Negara Asia Tenggara itu telah terjerumus dalam kekacauan setelah militer mengambil alih kendali negara itu dan menahan para pemimpin terpilih, dengan gelombang aksi protes harian yang menurut PBB telah menewaskan lebih dari 50 orang.
"Kami terus mendesak pasukan keamanan Myanmar untuk menahan diri dari kekerasan terhadap warga sipil," kata Payne.
Serikat pekerja utama Myanmar telah menyerukan anggota untuk menutup perekonomian mulai Senin (8/3/2021), setelah pada hari Minggu terjadi aksi protes terbesar.
Pejabat Partai ‘Suu Kyi’ Tewas dalam Tahanan
Seorang pejabat dari Partai Liga Nasional untuk Demokrasi (NLD) yang dipimpin Aung San Suu Kyi meninggal dalam tahanan di Myanmar semalam.
Khin Maung Latt, 58 tahun, adalah ketua NLD di Yangon, kota terbesar di Myanmar.
Seperti dilansir Reuters, Senin (8/3/2021), elite NLD menduga rekannya itu tewas setelah mendapat siksaaan dalam tahanan polisi yang melakukan tindakan keras terhadap demonstran anti-junta.
Khin Maung Latt ditahan di kantor polisi di distrik Pabedan, Yangon, daerah di mana Khin Maung Latt ditangkap pada hari Sabtu (6/3/2021),
Seorang perwira di kantor polisi di distrik Pabedan, Yangon, menolak untuk berkomentar.
Seorang juru bicara tentara Myanmar belum memberikan keterangan terkait peristiwa tersebut.
Lebih dari 1.700 orang telah ditahan di Myanmar sejak kudeta 1 Februari, termasuk pemimpin terpilih Suu Kyi dan puluhan anggota NLD lainnya, kata sebuah kelompok advokasi.
Asosiasi Bantuan hukum untuk Tahanan Politik (AAPP) juga mengatakan lebih dari 50 demonstran telah terbunuh akibat tindakan brutal pasukan keamanan menembaki demonstran.
Menurut wakilnya, foto-foto dari rumah sakit militer tempat menunjukkan Khin Maung Latt meninggal dengan memiliki luka-luka di bagian belakang kepala dan memar di punggungnya.
"Dokter mengatakan itu bukan penyebab kematian," kata Khin San Myint kepada wartawan.
"Mereka mengatakan itu karena kondisi jantung," katanya.
Seorang pekerja amal yang telah melihat mayat Khin Maung Latt memberikan kesaksian ada memar di kepala dan dada dan jahitan di sisi kepala.

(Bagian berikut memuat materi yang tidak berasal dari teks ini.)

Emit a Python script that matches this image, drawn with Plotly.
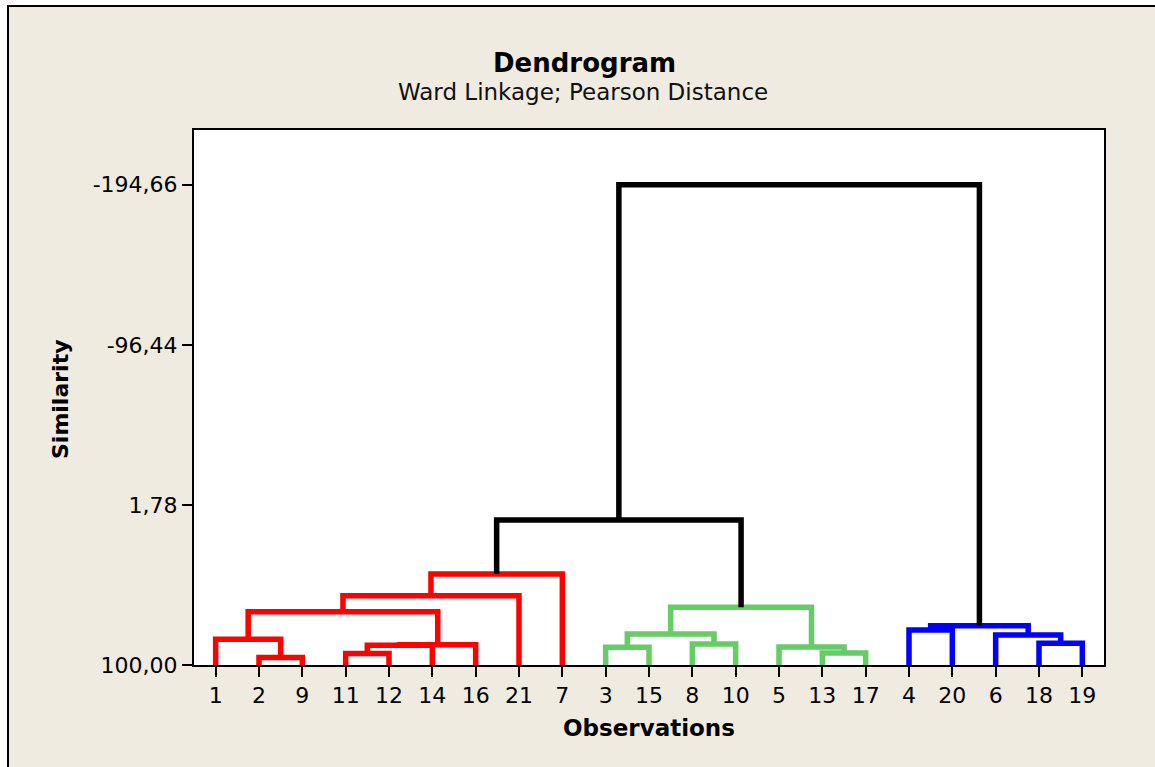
import plotly.graph_objects as go

# orden de las observaciones en el eje x
leaf_order = [1, 2, 9, 11, 12, 14, 16, 21, 7, 3, 15, 8, 10, 5, 13, 17, 4, 20, 6, 18, 19]

# pasos de amalgamacion (cluster izq, cluster der, similitud)
# un cluster es una observacion (int) o un paso previo "sN"
step_left = [2, 11, 13, 3, 5, "s2", "s6", 8, 18, 1, 6, "s4", 4, "s13",
             "s10", "s12", "s15", "s17", "s18", "s19"]
step_right = [9, 12, 17, 15, "s3", 14, 16, 10, 19, "s1", "s9", "s8", 20, "s11",
              "s7", "s5", 21, 7, "s16", "s14"]
step_sim = [95.4, 93.0, 92.6, 89.1, 89.0, 87.9, 87.6, 87.1, 86.7, 84.2, 81.6,
            81.0, 78.5, 75.9, 67.3, 64.6, 57.5, 44.2, 11.0, -194.66]

# ticks del eje y
y_tick_vals = [100.0, 1.78, -96.44, -194.66]
y_tick_text = ["100,00", "1,78", "-96,44", "-194,66"]

n_clusters = 3
colores = ["#FF0000", "#66CC66", "#0000FF"]
color_top = "#000000"
beige = "#EFEBE1"

# posicion y altura de cada nodo
pos = {obs: i + 1 for i, obs in enumerate(leaf_order)}
alt = {obs: 100.0 for obs in leaf_order}
hijos = {}
for i, (a, b, s) in enumerate(zip(step_left, step_right, step_sim)):
    key = f"s{i + 1}"
    pos[key] = (pos[a] + pos[b]) / 2
    alt[key] = s
    hijos[key] = (a, b)

pasos = list(hijos.keys())
top_steps = pasos[len(pasos) - (n_clusters - 1):]

# raices de los clusters finales, de izquierda a derecha
raices = [c for k in top_steps for c in hijos[k] if c not in top_steps]
raices = sorted(raices, key=lambda c: pos[c])

color_paso = {k: color_top for k in top_steps}
for j, r in enumerate(raices):
    pila = [r]
    while pila:
        n = pila.pop()
        if n in hijos:
            color_paso[n] = colores[j]
            pila.extend(hijos[n])

# segmentos por color
segs = {}
for k in pasos:
    a, b = hijos[k]
    c = color_paso[k]
    xs, ys = segs.setdefault(c, ([], []))
    xs += [pos[a], pos[a], pos[b], pos[b], None]
    ys += [alt[a], alt[k], alt[k], alt[b], None]

fig = go.Figure()
for c, (xs, ys) in segs.items():
    fig.add_trace(go.Scatter(
        x=xs, y=ys, mode="lines",
        line=dict(color=c, width=5.5),
        hoverinfo="skip", showlegend=False,
    ))

# area de grafico en pixeles
L, R, T, B = 194, 1104, 130, 665
W, H = 1155, 767
pw, ph = R - L, B - T


def px_x(sx):
    return (sx - L) / pw


def px_y(sy):
    return (B - sy) / ph


fig.update_layout(
    width=W, height=H,
    margin=dict(l=L, r=W - R, t=T, b=H - B),
    paper_bgcolor="white",
    plot_bgcolor="white",
    font=dict(family="DejaVu Sans", size=22, color="#000000"),
    showlegend=False,
    shapes=[
        # marco exterior beige
        dict(type="rect", xref="paper", yref="paper", layer="below",
             x0=px_x(8), x1=px_x(W + 20), y0=px_y(H + 20), y1=px_y(6),
             fillcolor=beige, line=dict(color="#000000", width=2)),
        dict(type="rect", xref="paper", yref="paper", layer="below",
             x0=0, x1=1, y0=0, y1=1,
             fillcolor="white", line=dict(width=0)),
    ],
    annotations=[
        dict(text="<b>Dendrogram</b>", x=px_x(584), y=px_y(63), xref="paper", yref="paper",
             showarrow=False, xanchor="center", yanchor="middle",
             font=dict(size=26, color="#000000")),
        dict(text="Ward Linkage; Pearson Distance", x=px_x(583), y=px_y(92),
             xref="paper", yref="paper", showarrow=False,
             xanchor="center", yanchor="middle", font=dict(size=23, color="#111111")),
        dict(text="<b>Observations</b>", x=px_x(649), y=px_y(728),
             xref="paper", yref="paper", showarrow=False,
             xanchor="center", yanchor="middle", font=dict(size=23)),
        dict(text="<b>Similarity</b>", x=px_x(60), y=px_y(399), textangle=-90,
             xref="paper", yref="paper", showarrow=False,
             xanchor="center", yanchor="middle", font=dict(size=22)),
    ],
)

fig.update_xaxes(
    range=[0.5, len(leaf_order) + 0.5],
    tickmode="array",
    tickvals=list(range(1, len(leaf_order) + 1)),
    ticktext=[str(o) for o in leaf_order],
    ticks="outside", ticklen=10, tickwidth=1.5, tickcolor="#000000",
    showgrid=False, zeroline=False,
    showline=True, linecolor="#000000", linewidth=2, mirror=True,
    fixedrange=True,
)
fig.update_yaxes(
    range=[100, 100 - (B - T) * 0.6135],
    tickmode="array",
    tickvals=y_tick_vals,
    ticktext=y_tick_text,
    ticks="outside", ticklen=10, tickwidth=1.5, tickcolor="#000000",
    showgrid=False, zeroline=False,
    showline=True, linecolor="#000000", linewidth=2, mirror=True,
    fixedrange=True,
)

# sin margen del body para que la figura ocupe toda la ventana
fig.write_html(
    "out.html",
    config={"displayModeBar": False},
    post_script="document.body.style.margin='0';document.body.style.overflow='hidden';",
)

Dia menolak disebutkan namanya.
Reuters tidak dapat menghubungi dokter atau pihak rumah sakit untuk berkomentar menhenai hal ini.
Ba Myo Thein, seorang anggota NLD dari majelis tinggi parlemen, yang dibubarkan setelah kudeta, mengatakan laporan memar di kepala dan tubuh Khin Maung Latt menimbulkan kecurigaan bahwa ia telah dilecehkan.
"Tampaknya dia ditangkap pada malam hari dan disiksa dengan keji," katanya kepada Reuters.